═════ Information supplied ═════

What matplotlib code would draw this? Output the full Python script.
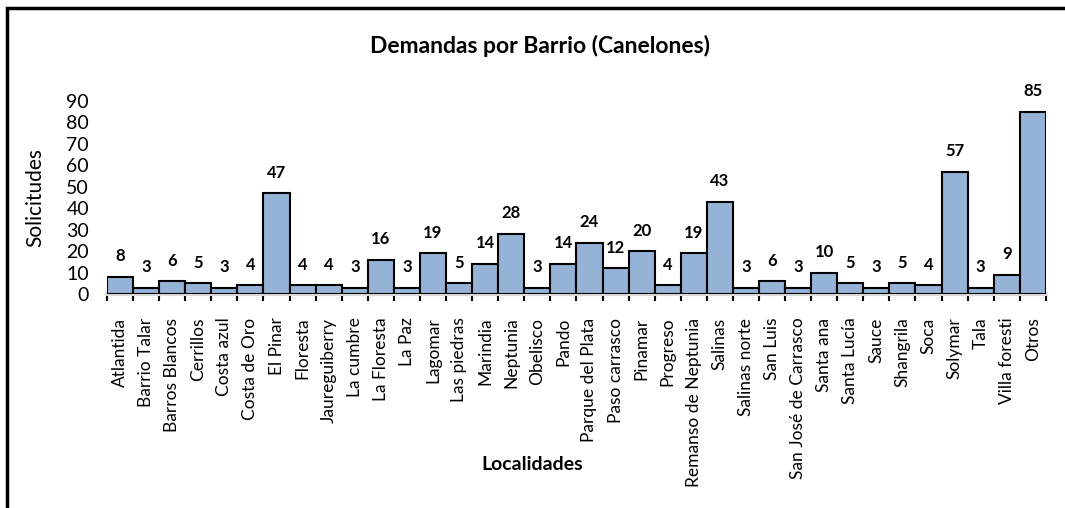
import matplotlib.pyplot as plt
import numpy as np
from matplotlib.patches import Rectangle

plt.rcParams['font.family'] = ['Lato', 'DejaVu Sans']

# data
localidades = ['Atlantida', 'Barrio Talar', 'Barros Blancos', 'Cerrillos', 'Costa azul',
               'Costa de Oro', 'El Pinar', 'Floresta', 'Jaureguiberry', 'La cumbre',
               'La Floresta', 'La Paz', 'Lagomar', 'Las piedras', 'Marindia', 'Neptunia',
               'Obelisco', 'Pando', 'Parque del Plata', 'Paso carrasco', 'Pinamar',
               'Progreso', 'Remanso de Neptunia', 'Salinas', 'Salinas norte', 'San Luis',
               'San José de Carrasco', 'Santa ana', 'Santa Lucía', 'Sauce', 'Shangrila',
               'Soca', 'Solymar', 'Tala', 'Villa foresti', 'Otros']
solicitudes = [8, 3, 6, 5, 3, 4, 47, 4, 4, 3, 16, 3, 19, 5, 14, 28, 3, 14, 24, 12, 20,
               4, 19, 43, 3, 6, 3, 10, 5, 3, 5, 4, 57, 3, 9, 85]
yticks = list(range(0, 100, 10))

fig = plt.figure(figsize=(10.65, 5.08), dpi=100)
ax = fig.add_axes([0.1005, 0.4213, 0.8815, 0.38])

x = np.arange(len(localidades))
ax.bar(x, solicitudes, width=1.0, color='#95B3D7', edgecolor='black', linewidth=1.5, zorder=3)

for xi, v in zip(x, solicitudes):
    ax.annotate(str(v), (xi, v), xytext=(0, 9), textcoords='offset points',
                ha='center', va='bottom', fontsize=12, fontweight='bold')

ax.set_xlim(-0.5, len(localidades) - 0.5)
ax.set_ylim(0, 90)
ax.set_yticks(yticks)
ax.tick_params(axis='y', length=0, labelsize=14, pad=13)
ax.set_xticks(x)
ax.set_xticklabels(localidades, rotation=90, fontsize=12.5)
ax.tick_params(axis='x', which='major', length=0, pad=17)
ax.set_xticks(np.arange(-0.5, len(localidades), 1), minor=True)
ax.tick_params(axis='x', which='minor', length=5, width=1.5, color='black')

for s in ['top', 'right', 'left']:
    ax.spines[s].set_visible(False)
ax.spines['bottom'].set_color('#D9D9D9')
ax.spines['bottom'].set_linewidth(3)
ax.spines['bottom'].set_zorder(2)

ax.set_ylabel('Solicitudes', fontsize=15)
ax.yaxis.set_label_coords(-0.066, 0.5)
fig.text(0.5, 0.085, 'Localidades', ha='center', va='center', fontsize=14, fontweight='bold')
fig.text(0.507, 0.91, 'Demandas por Barrio (Canelones)', ha='center', va='center',
         fontsize=16.5, fontweight='bold')

# chart frame, cropped at right and bottom like the original
fig.patches.append(Rectangle((0.0065, -0.1), 1.2, 1.084, transform=fig.transFigure,
                             fill=False, edgecolor='black', linewidth=2.5))

fig.savefig('out.png', dpi=100)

═════

▸ The exercise:
Retype the data above exactly; pictures are not part of the copy.

▸ Expected answer:
What matplotlib code would draw this? Output the full Python script.
import matplotlib.pyplot as plt
import numpy as np
from matplotlib.patches import Rectangle

plt.rcParams['font.family'] = ['Lato', 'DejaVu Sans']

# data
localidades = ['Atlantida', 'Barrio Talar', 'Barros Blancos', 'Cerrillos', 'Costa azul',
               'Costa de Oro', 'El Pinar', 'Floresta', 'Jaureguiberry', 'La cumbre',
               'La Floresta', 'La Paz', 'Lagomar', 'Las piedras', 'Marindia', 'Neptunia',
               'Obelisco', 'Pando', 'Parque del Plata', 'Paso carrasco', 'Pinamar',
               'Progreso', 'Remanso de Neptunia', 'Salinas', 'Salinas norte', 'San Luis',
               'San José de Carrasco', 'Santa ana', 'Santa Lucía', 'Sauce', 'Shangrila',
               'Soca', 'Solymar', 'Tala', 'Villa foresti', 'Otros']
solicitudes = [8, 3, 6, 5, 3, 4, 47, 4, 4, 3, 16, 3, 19, 5, 14, 28, 3, 14, 24, 12, 20,
               4, 19, 43, 3, 6, 3, 10, 5, 3, 5, 4, 57, 3, 9, 85]
yticks = list(range(0, 100, 10))

fig = plt.figure(figsize=(10.65, 5.08), dpi=100)
ax = fig.add_axes([0.1005, 0.4213, 0.8815, 0.38])

x = np.arange(len(localidades))
ax.bar(x, solicitudes, width=1.0, color='#95B3D7', edgecolor='black', linewidth=1.5, zorder=3)

for xi, v in zip(x, solicitudes):
    ax.annotate(str(v), (xi, v), xytext=(0, 9), textcoords='offset points',
                ha='center', va='bottom', fontsize=12, fontweight='bold')

ax.set_xlim(-0.5, len(localidades) - 0.5)
ax.set_ylim(0, 90)
ax.set_yticks(yticks)
ax.tick_params(axis='y', length=0, labelsize=14, pad=13)
ax.set_xticks(x)
ax.set_xticklabels(localidades, rotation=90, fontsize=12.5)
ax.tick_params(axis='x', which='major', length=0, pad=17)
ax.set_xticks(np.arange(-0.5, len(localidades), 1), minor=True)
ax.tick_params(axis='x', which='minor', length=5, width=1.5, color='black')

for s in ['top', 'right', 'left']:
    ax.spines[s].set_visible(False)
ax.spines['bottom'].set_color('#D9D9D9')
ax.spines['bottom'].set_linewidth(3)
ax.spines['bottom'].set_zorder(2)

ax.set_ylabel('Solicitudes', fontsize=15)
ax.yaxis.set_label_coords(-0.066, 0.5)
fig.text(0.5, 0.085, 'Localidades', ha='center', va='center', fontsize=14, fontweight='bold')
fig.text(0.507, 0.91, 'Demandas por Barrio (Canelones)', ha='center', va='center',
         fontsize=16.5, fontweight='bold')

# chart frame, cropped at right and bottom like the original
fig.patches.append(Rectangle((0.0065, -0.1), 1.2, 1.084, transform=fig.transFigure,
                             fill=False, edgecolor='black', linewidth=2.5))

fig.savefig('out.png', dpi=100)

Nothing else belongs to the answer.